How is your songwriting style different today than it was 10 years ago?

I think when I first started out, it was more about inspiration. Which is great, but usually inspiration, after the first record, or maybe the second, you can’t really rely on it. Because you’ve got your whole life to make your first record. And a few good moments of inspiration can make for a really good record. But after that, you’ve got a year-and-a-half to make your second one. And you’re busy; you’re out touring, and working, and whatever else it is that you do. So I think there’s more craft involved in my writing now. I’m also doing more co-writing than I did early on. Most of this new record is co-written. So I like to rely on other people’s strengths as well as my own.

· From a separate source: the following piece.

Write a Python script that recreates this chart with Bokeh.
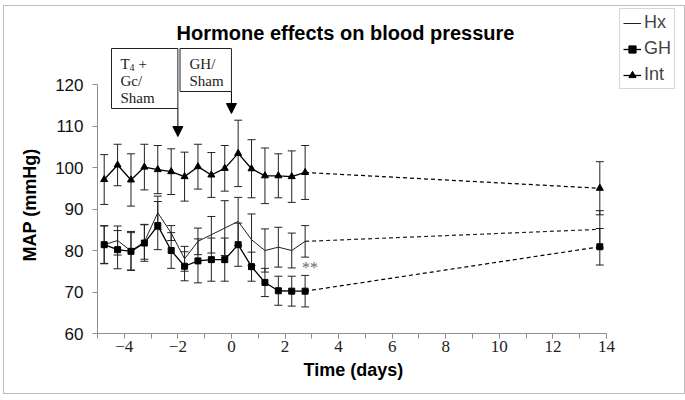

And I had a lot of fun. We went up to my place up in the Adirondacks, and spent the summer writing this record. I think all of these songs were written in a couple of weeks, actually. Which I was kind of amazed with, because I’m the kind of writer who won’t write, literally, for years. And then I get up in the woods with another guy, get out in a boat with a couple of fishing rods, and we whack out 10 songs in a week. We were doing two or three a day. I was psyched to get that material out. And it’s all meaningful, too. It’s not like a bunch of bologna that we just made up because I had to write a record—it’s actually stuff that’s close to my heart. Songs about my children, or meeting my wife, or a song like “Sugarcoating.”

Writing can be fun. I never really knew that before this year. Writing for me was always a chore, kind of like homework. Part of my job I didn’t really enjoy so much. I prefer to just step on stage and play the song and get applause, and then get a nice check at the end of the night [laughs]. That’s what I like, you know? But writing isn’t that instant gratification. But this year, I’ve learned that writing can actually be enjoyable.

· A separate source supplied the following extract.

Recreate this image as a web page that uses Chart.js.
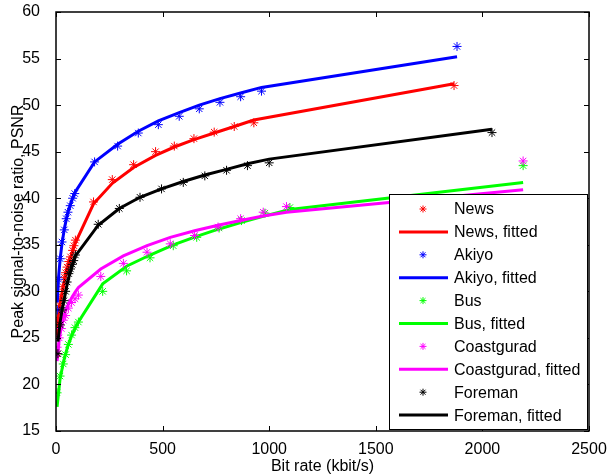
<!DOCTYPE html>
<html>
<head>
<meta charset="utf-8">
<script src="https://cdn.jsdelivr.net/npm/chart.js@4.4.1/dist/chart.umd.min.js"></script>
<style>
  html, body { margin: 0; padding: 0; background: #fff; }
  #wrap { width: 608px; height: 476px; }
</style>
</head>
<body>
<div id="wrap"><canvas id="psnrChart" width="608" height="476"></canvas></div>
<script>
// 各序列的码率 / PSNR 数据
const newsRate   = [3, 10, 18, 26, 33, 40, 45, 52, 60, 68, 78, 84, 91, 176, 264, 364, 467, 555, 647, 742, 836, 928, 1867];
const newsPsnr   = [23.3, 27.0, 28.5, 29.4, 30.5, 31.5, 32.0, 32.6, 33.2, 33.7, 34.4, 34.9, 35.5, 39.6, 42.0, 43.6, 45.0, 45.6, 46.4, 47.1, 47.7, 48.1, 52.1];
const newsFit    = [25.0, 27.3, 28.6, 29.6, 30.4, 31.2, 31.7, 32.3, 33.0, 33.6, 34.3, 34.7, 35.2, 39.4, 41.6, 43.3, 44.6, 45.5, 46.3, 47.0, 47.7, 48.4, 52.3];

const akiyoRate  = [6, 12, 20, 28, 39, 48, 56, 67, 78, 88, 181, 289, 386, 480, 578, 672, 769, 866, 964, 1881];
const akiyoPsnr  = [28.0, 31.3, 33.5, 35.3, 36.6, 37.8, 38.5, 39.2, 40.0, 40.5, 43.9, 45.6, 47.0, 47.9, 48.8, 49.6, 50.3, 50.9, 51.5, 56.3];
const akiyoFit   = [28.8, 31.5, 33.6, 35.1, 36.7, 37.7, 38.5, 39.3, 40.0, 40.6, 43.9, 45.8, 47.2, 48.3, 49.2, 50.0, 50.7, 51.3, 51.9, 55.2];

const busRate    = [5, 19, 34, 45, 58, 73, 89, 105, 219, 331, 441, 550, 660, 765, 870, 980, 1097, 2191];
const busPsnr    = [19.1, 20.9, 22.2, 23.2, 24.3, 25.3, 26.1, 26.7, 30.0, 32.2, 33.6, 34.9, 35.8, 36.8, 37.6, 38.4, 39.0, 43.5];
const busFit     = [17.6, 20.6, 22.3, 23.3, 24.3, 25.2, 26.0, 26.7, 30.8, 32.7, 33.9, 35.0, 35.9, 36.7, 37.4, 38.1, 38.8, 41.7];

const coastRate  = [5, 15, 25, 34, 45, 58, 73, 89, 105, 210, 316, 427, 536, 650, 760, 866, 972, 1081, 2191];
const coastPsnr  = [24.0, 25.0, 26.0, 26.9, 27.4, 28.2, 28.8, 29.2, 29.6, 31.6, 33.0, 34.2, 35.1, 36.0, 36.9, 37.8, 38.5, 39.1, 44.0];
const coastFit   = [22.5, 24.8, 26.2, 27.1, 27.9, 28.6, 29.3, 29.9, 30.4, 32.4, 33.8, 34.9, 35.8, 36.5, 37.1, 37.6, 38.1, 38.5, 40.9];

const foreRate   = [9, 20, 30, 38, 45, 52, 60, 68, 76, 83, 91, 198, 297, 394, 495, 597, 698, 800, 898, 1000, 2045];
const forePsnr   = [23.3, 26.4, 28.0, 29.0, 30.0, 31.0, 31.9, 32.4, 32.9, 33.3, 33.9, 37.2, 38.9, 40.1, 41.0, 41.7, 42.4, 43.0, 43.5, 43.8, 47.05];
const foreFit    = [24.6, 26.8, 28.2, 29.1, 29.9, 30.7, 31.5, 32.1, 32.7, 33.2, 33.8, 37.1, 38.9, 40.1, 41.0, 41.8, 42.5, 43.1, 43.7, 44.2, 47.4];

const seriesNames  = ['News', 'Akiyo', 'Bus', 'Coastgurad', 'Foreman'];
const seriesColors = ['#ff0000', '#0000ff', '#00ff00', '#ff00ff', '#000000'];
const seriesRates  = [newsRate, akiyoRate, busRate, coastRate, foreRate];
const seriesPsnr   = [newsPsnr, akiyoPsnr, busPsnr, coastPsnr, forePsnr];
const seriesFit    = [newsFit, akiyoFit, busFit, coastFit, foreFit];

const xTicks = [0, 500, 1000, 1500, 2000, 2500];
const yTicks = [15, 20, 25, 30, 35, 40, 45, 50, 55, 60];

const FONT = 'Liberation Sans, Arial, Helvetica, sans-serif';

const toPoints = (xs, ys) => xs.map((x, i) => ({ x: x, y: ys[i] }));

// 组装数据集：先画点，再画拟合线（后画的在上层）
const datasets = [];
seriesNames.forEach((name, i) => {
    datasets.push({
        label: name,
        data: toPoints(seriesRates[i], seriesPsnr[i]),
        showLine: false,
        pointStyle: 'star',
        pointRadius: 4.5,
        pointBorderWidth: 1,
        borderColor: seriesColors[i],
        backgroundColor: seriesColors[i],
        order: 20 - datasets.length
    });
    datasets.push({
        label: name + ', fitted',
        data: toPoints(seriesRates[i], seriesFit[i]),
        showLine: true,
        tension: 0,
        borderWidth: 3,
        pointRadius: 0,
        borderColor: seriesColors[i],
        backgroundColor: seriesColors[i],
        order: 20 - datasets.length
    });
});

// 坐标框与向内刻度（MATLAB 风格）
const boxPlugin = {
    id: 'boxPlugin',
    afterDraw(chart) {
        const { ctx, chartArea: a, scales } = chart;
        ctx.save();
        ctx.strokeStyle = '#000';
        ctx.lineWidth = 1;
        ctx.beginPath();
        xTicks.forEach(v => {
            const px = Math.round(scales.x.getPixelForValue(v)) + 0.5;
            ctx.moveTo(px, a.bottom); ctx.lineTo(px, a.bottom - 5);
            ctx.moveTo(px, a.top); ctx.lineTo(px, a.top + 5);
        });
        yTicks.forEach(v => {
            const py = Math.round(scales.y.getPixelForValue(v)) + 0.5;
            ctx.moveTo(a.left, py); ctx.lineTo(a.left + 5, py);
            ctx.moveTo(a.right, py); ctx.lineTo(a.right - 5, py);
        });
        ctx.stroke();
        ctx.lineWidth = 1.5;
        ctx.strokeRect(a.left, a.top, a.right - a.left, a.bottom - a.top);
        ctx.restore();
    }
};

// 图例框（右下角）
const legendPlugin = {
    id: 'legendPlugin',
    afterDraw(chart) {
        const { ctx, chartArea: a } = chart;
        const boxW = 198, rowH = 22.9;
        const boxH = rowH * datasets.length + 6;
        const bx = a.right - boxW - 2;
        const by = a.bottom - boxH - 2;
        ctx.save();
        ctx.fillStyle = '#fff';
        ctx.fillRect(bx, by, boxW, boxH);
        ctx.strokeStyle = '#000';
        ctx.lineWidth = 1;
        ctx.strokeRect(bx + 0.5, by + 0.5, boxW, boxH);
        ctx.font = '16px ' + FONT;
        ctx.textBaseline = 'middle';
        ctx.fillStyle = '#000';
        datasets.forEach((ds, i) => {
            const cy = by + 15 + i * rowH;
            if (ds.showLine) {
                ctx.strokeStyle = ds.borderColor;
                ctx.lineWidth = 3;
                ctx.beginPath();
                ctx.moveTo(bx + 10, cy);
                ctx.lineTo(bx + 59, cy);
                ctx.stroke();
            } else {
                ctx.strokeStyle = ds.borderColor;
                ctx.lineWidth = 1;
                Chart.helpers.drawPoint(ctx, { pointStyle: 'star', radius: 3.5, rotation: 0, borderWidth: 1 }, bx + 34, cy);
            }
            ctx.fillStyle = '#000';
            ctx.fillText(ds.label, bx + 65, cy + 1);
        });
        ctx.restore();
    }
};

const ctx = document.getElementById('psnrChart').getContext('2d');
new Chart(ctx, {
    type: 'line',
    data: { datasets: datasets },
    options: {
        responsive: false,
        animation: false,
        devicePixelRatio: 1,
        layout: { padding: { top: 12, right: 19, left: 0, bottom: 0 } },
        plugins: {
            legend: { display: false },
            tooltip: { enabled: false }
        },
        scales: {
            x: {
                type: 'linear',
                min: 0,
                max: 2500,
                afterBuildTicks: s => { s.ticks = xTicks.map(v => ({ value: v })); },
                afterFit: s => { s.height = 45; s.paddingLeft = 0; s.paddingRight = 0; },
                grid: { display: false },
                border: { display: false },
                ticks: { color: '#000', font: { family: FONT, size: 16 }, padding: 1, maxRotation: 0, callback: v => String(v) },
                title: { display: true, text: 'Bit rate (kbit/s)', color: '#000', font: { family: FONT, size: 16 }, padding: { top: 0, bottom: 0 } }
            },
            y: {
                type: 'linear',
                min: 15,
                max: 60,
                afterBuildTicks: s => { s.ticks = yTicks.map(v => ({ value: v })); },
                afterFit: s => { s.width = 56; s.paddingTop = 0; s.paddingBottom = 0; },
                grid: { display: false },
                border: { display: false },
                ticks: { color: '#000', font: { family: FONT, size: 16 }, padding: 8, callback: v => String(v) },
                title: { display: true, text: 'Peak signal-to-noise ratio, PSNR', color: '#000', font: { family: FONT, size: 16 }, padding: { top: 9, bottom: 0 } }
            }
        }
    },
    plugins: [boxPlugin, legendPlugin]
});
</script>
</body>
</html>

Is there anything you try to avoid when writing songs?

My built-in editor. He sometimes chops things off before they have a chance to see the light of day. It judges ideas as they come along, like “oh, that’s stupid,” or “oh, that sucks,” or “oh, that’s cheesy,” or “that melody’s lame.” “Oh, that’s a rip-off of a Tom Waits tune.” So I try to avoid the editor in the early stages of writing a song. The editor comes in handy later when you’ve written a song, and maybe want to lose a line here or there.

I also try to keep it real, and lay off the cheese. Although there’s one tune on this record that I purposefully wrote as a cheesy pop song, “Stick Around.” While we were writing it, we purposely said, “Let’s do a cheesy pop song.” And I was playing it on my acoustic guitar for my friend, who knows me very well, and he had heard all the songs and liked them, but he said, “That one, that ‘Stick Around,’…it just doesn’t sound like you, Martin. It doesn’t sound like something you would do. I’m not getting the ‘real’ vibe.” And I knew what he was talking about. But then we laid this Beatle-esque production on it, and made it a tip of the hat of the Beatles. That dried it out enough so that the cheese is in the sauce now. So you don’t really taste it; you just… enjoy it.

Is there a theme to this record?

The theme is we are all here together. There is no red or blue, or left or right. I think those are artificial paradigms that have been projected upon us. Whether it’s Republican or Democrat, or gay or straight, or black or white, these are all pre-set and designed to keep us divided as a people. We need to see that we are the same more than we’re different. Because once we do that, we become even more empowered as a unified force of people. And if you have a population of people who really love one another, that’s a scary force to reckon with.